- [Task to complete] Every line in the data below from the one containing "Recreate this image" down to the one containing "94.5, 96.3, 97.9, 99.5, 100, 100, 100, 100, 100, 100, 100]", both included, must be retyped exactly; no other line is to appear.

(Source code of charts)
---------------

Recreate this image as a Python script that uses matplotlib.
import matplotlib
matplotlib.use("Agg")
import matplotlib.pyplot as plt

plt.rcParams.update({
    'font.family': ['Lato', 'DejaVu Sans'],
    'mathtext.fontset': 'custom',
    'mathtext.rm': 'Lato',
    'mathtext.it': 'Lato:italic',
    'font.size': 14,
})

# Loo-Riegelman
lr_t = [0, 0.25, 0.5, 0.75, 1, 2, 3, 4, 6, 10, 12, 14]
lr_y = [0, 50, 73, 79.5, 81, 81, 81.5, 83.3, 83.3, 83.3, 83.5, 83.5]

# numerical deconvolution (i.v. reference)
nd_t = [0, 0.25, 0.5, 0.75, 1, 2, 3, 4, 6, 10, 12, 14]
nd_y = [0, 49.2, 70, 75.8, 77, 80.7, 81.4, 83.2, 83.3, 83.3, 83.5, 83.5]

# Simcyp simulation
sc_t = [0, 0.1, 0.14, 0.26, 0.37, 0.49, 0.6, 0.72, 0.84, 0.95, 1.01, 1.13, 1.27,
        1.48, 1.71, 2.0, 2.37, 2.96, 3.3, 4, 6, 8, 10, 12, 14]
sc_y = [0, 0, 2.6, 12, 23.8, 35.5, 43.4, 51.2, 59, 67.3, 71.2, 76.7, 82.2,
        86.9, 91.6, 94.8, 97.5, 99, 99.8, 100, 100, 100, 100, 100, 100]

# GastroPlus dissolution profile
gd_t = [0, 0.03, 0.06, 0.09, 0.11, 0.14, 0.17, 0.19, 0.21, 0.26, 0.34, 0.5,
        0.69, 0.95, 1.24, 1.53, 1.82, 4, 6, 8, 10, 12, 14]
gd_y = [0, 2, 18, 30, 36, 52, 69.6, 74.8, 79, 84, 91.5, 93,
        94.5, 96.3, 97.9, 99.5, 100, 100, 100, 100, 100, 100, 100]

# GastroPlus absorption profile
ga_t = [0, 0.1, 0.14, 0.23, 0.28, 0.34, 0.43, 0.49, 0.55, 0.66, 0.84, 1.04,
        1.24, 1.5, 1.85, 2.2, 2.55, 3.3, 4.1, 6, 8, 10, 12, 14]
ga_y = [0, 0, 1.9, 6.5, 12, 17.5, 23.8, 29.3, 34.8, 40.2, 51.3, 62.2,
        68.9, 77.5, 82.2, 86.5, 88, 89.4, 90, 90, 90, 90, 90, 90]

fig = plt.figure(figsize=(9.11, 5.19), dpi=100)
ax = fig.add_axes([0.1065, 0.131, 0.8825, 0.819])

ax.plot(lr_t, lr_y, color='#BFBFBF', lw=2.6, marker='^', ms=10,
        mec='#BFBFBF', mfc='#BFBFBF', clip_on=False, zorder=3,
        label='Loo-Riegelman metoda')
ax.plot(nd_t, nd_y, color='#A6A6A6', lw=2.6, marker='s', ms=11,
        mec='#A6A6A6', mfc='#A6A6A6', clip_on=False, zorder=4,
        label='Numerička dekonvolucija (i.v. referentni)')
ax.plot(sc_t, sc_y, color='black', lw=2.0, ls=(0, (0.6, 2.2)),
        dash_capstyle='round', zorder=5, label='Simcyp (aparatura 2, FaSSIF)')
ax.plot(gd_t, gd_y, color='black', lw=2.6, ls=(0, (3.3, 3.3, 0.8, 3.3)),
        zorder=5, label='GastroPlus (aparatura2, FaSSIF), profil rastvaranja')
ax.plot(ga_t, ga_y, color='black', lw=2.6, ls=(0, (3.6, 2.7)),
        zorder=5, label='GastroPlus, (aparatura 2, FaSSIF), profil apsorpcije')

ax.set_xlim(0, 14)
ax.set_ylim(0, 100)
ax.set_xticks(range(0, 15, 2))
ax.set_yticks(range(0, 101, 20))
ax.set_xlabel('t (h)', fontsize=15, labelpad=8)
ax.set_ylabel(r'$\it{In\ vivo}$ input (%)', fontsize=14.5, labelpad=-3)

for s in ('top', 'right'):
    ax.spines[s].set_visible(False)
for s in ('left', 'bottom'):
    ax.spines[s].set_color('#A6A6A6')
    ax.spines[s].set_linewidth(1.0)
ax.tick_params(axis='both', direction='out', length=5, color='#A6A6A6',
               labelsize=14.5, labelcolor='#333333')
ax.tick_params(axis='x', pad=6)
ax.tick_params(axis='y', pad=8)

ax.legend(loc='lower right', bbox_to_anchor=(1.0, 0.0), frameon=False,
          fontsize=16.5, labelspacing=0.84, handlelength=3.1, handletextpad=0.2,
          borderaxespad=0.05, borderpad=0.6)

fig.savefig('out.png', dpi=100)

---------------

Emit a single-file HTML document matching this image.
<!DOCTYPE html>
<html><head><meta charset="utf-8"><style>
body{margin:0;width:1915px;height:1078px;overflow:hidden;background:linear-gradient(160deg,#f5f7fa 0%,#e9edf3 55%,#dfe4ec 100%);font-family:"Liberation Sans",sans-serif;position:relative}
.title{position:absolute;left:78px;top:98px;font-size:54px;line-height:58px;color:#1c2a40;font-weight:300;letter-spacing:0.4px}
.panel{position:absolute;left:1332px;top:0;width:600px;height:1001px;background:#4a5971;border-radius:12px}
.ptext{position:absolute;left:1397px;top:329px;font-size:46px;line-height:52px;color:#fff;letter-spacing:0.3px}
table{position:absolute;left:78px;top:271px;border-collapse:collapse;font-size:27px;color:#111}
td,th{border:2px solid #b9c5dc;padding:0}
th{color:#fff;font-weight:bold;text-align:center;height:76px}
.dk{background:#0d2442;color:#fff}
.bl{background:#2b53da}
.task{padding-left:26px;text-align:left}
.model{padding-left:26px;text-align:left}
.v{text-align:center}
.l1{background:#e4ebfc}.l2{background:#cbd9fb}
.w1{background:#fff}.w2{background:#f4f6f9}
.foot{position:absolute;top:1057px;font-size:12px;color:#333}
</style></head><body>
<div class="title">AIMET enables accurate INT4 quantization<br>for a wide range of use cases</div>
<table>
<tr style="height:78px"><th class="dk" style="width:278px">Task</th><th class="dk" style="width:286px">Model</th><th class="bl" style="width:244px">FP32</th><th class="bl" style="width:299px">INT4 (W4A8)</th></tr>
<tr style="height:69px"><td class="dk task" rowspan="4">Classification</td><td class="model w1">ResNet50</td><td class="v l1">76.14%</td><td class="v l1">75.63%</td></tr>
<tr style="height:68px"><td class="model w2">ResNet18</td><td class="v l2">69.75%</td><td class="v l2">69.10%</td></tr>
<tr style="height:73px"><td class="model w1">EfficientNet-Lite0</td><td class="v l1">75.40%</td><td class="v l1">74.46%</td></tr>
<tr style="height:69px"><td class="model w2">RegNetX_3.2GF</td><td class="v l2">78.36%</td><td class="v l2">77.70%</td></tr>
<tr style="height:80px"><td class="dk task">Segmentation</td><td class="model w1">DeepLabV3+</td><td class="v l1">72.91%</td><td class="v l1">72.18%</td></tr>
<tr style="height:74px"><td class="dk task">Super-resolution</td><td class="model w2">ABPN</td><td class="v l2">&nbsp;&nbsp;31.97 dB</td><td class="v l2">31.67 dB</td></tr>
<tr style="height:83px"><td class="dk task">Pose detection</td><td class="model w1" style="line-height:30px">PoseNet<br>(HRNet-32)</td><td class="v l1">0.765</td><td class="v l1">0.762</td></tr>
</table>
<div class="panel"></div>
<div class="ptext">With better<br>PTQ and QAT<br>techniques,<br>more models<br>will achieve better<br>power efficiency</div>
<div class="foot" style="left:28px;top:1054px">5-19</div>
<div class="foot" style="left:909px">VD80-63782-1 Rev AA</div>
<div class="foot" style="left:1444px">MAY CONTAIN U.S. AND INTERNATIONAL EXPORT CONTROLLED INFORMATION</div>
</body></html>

---------------

- [The result]
Recreate this image as a Python script that uses matplotlib.
import matplotlib
matplotlib.use("Agg")
import matplotlib.pyplot as plt

plt.rcParams.update({
    'font.family': ['Lato', 'DejaVu Sans'],
    'mathtext.fontset': 'custom',
    'mathtext.rm': 'Lato',
    'mathtext.it': 'Lato:italic',
    'font.size': 14,
})

# Loo-Riegelman
lr_t = [0, 0.25, 0.5, 0.75, 1, 2, 3, 4, 6, 10, 12, 14]
lr_y = [0, 50, 73, 79.5, 81, 81, 81.5, 83.3, 83.3, 83.3, 83.5, 83.5]

# numerical deconvolution (i.v. reference)
nd_t = [0, 0.25, 0.5, 0.75, 1, 2, 3, 4, 6, 10, 12, 14]
nd_y = [0, 49.2, 70, 75.8, 77, 80.7, 81.4, 83.2, 83.3, 83.3, 83.5, 83.5]

# Simcyp simulation
sc_t = [0, 0.1, 0.14, 0.26, 0.37, 0.49, 0.6, 0.72, 0.84, 0.95, 1.01, 1.13, 1.27,
        1.48, 1.71, 2.0, 2.37, 2.96, 3.3, 4, 6, 8, 10, 12, 14]
sc_y = [0, 0, 2.6, 12, 23.8, 35.5, 43.4, 51.2, 59, 67.3, 71.2, 76.7, 82.2,
        86.9, 91.6, 94.8, 97.5, 99, 99.8, 100, 100, 100, 100, 100, 100]

# GastroPlus dissolution profile
gd_t = [0, 0.03, 0.06, 0.09, 0.11, 0.14, 0.17, 0.19, 0.21, 0.26, 0.34, 0.5,
        0.69, 0.95, 1.24, 1.53, 1.82, 4, 6, 8, 10, 12, 14]
gd_y = [0, 2, 18, 30, 36, 52, 69.6, 74.8, 79, 84, 91.5, 93,
        94.5, 96.3, 97.9, 99.5, 100, 100, 100, 100, 100, 100, 100]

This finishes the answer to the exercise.